A existência de entidades que promovem o feminismo com bandeiras específicas tornou-se comum nos últimos anos. O Femen, surgido na Ucrânia e trazido ao Brasil pela representante Sara Winter (expulsa recentemente do grupo por não cumprir metas por ele estabelecidas), recebeu notoriedade da imprensa pelos protestos com mulheres nuas e posições extremistas. Grande quantidade de reportagens passou a dar destaque a um grupo de mulheres que decide o que outras mulheres devem fazer ou não. A beleza feminina virou ferramenta de dominação da sociedade patriarcal. Posições sexuais acabaram em motivos de protesto. Houve mesmo quem argumentasse que a submissão sexual da mulher na cama é reflexo de seu papel na sociedade.
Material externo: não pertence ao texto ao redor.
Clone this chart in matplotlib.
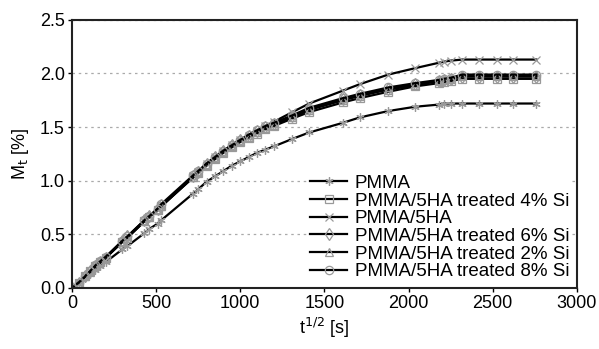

Foi assim que o feminismo associou-se a práticas que nada têm a ver com o sentido que prega.
O jornalismo tem o poder de agregar conceitos à mente do leitor. Basta que um termo venha ao lado de outro em um título, e não haverá senso crítico que desconstrua ideias deturpadas sobre este mesmo termo. A legitimidade da busca por consenso entre gêneros cai por terra e substitui-se a liberdade por uma guerra de homens e mulheres. O machismo às avessas.
Gosto de um argumento usado pelo vlogueiro Pirulla, ao tratar de questões sociais, que ele chama de “mola”. Os movimentos das minorias começam oprimidos, reivindicam direitos para se tornarem mais livres, mas em algum momento uma parcela deste movimento vai querer mais, acabando com o próprio sentido de sua existência. Exatamente como o movimento da mola, que se contrai, se expande além de seu comprimento original e depois retorna ao estado de equilíbrio. As “expansões” produzem resultados de distorção sobre o argumento original.
Mas é importante que não exista um enfraquecimento do feminismo por conta destes muitos espantalhos que a ele se apontam. Não faltam discursos biológicos e pseudocientíficos que tentam comprovar que se a sociedade está assim dividida, é porque existem forças darwinistas ou algo semelhante. Há quem defenda que as coisas funcionam como funcionam porque existem instintos. Pois então retornemos a algum tipo de estado natural em que, ao ver uma pessoa do sexo oposto na rua, pratiquemos o estupro. Isso não é muito diferente do rapaz que tece grosserias às moças na rua e diz que elas deveriam entendê-los como um elogio. É fundamental que pensemos o ser humano não apenas como ser físico, mas também social e psicológico.
Emancipação não significa obrigação. Se uma mulher, consciente de seu papel social e suas possibilidades, decide que quer ser dependente de um homem, não há argumento que lhe demova tal direito. Ela pode. Se esta mesma mulher quer que o rapaz pague contas, ela também pode. Se ela quer usar a beleza como sua fortaleza, está permitido. O grande truque desta palavrinha, a tal liberdade, é que ela permite tudo em que haja consenso entre as partes envolvidas. Homem ou mulher.
Esse é o espantalho que criamos para ser abatido. Um tipo de feminismo que não existe, não prega igualdade, mas apenas perpetua uma visão de mundo em que a disputa de poder ocorre até mesmo entre os gêneros. Sejamos quem nós quisermos ser.
Esse é o espantalho que criamos para ser abatido. Um tipo de feminismo que não existe, não prega igualdade, mas apenas perpetua uma visão de mundo em que a disputa de poder ocorre até mesmo entre os gêneros. Sejamos quem nós quisermos ser.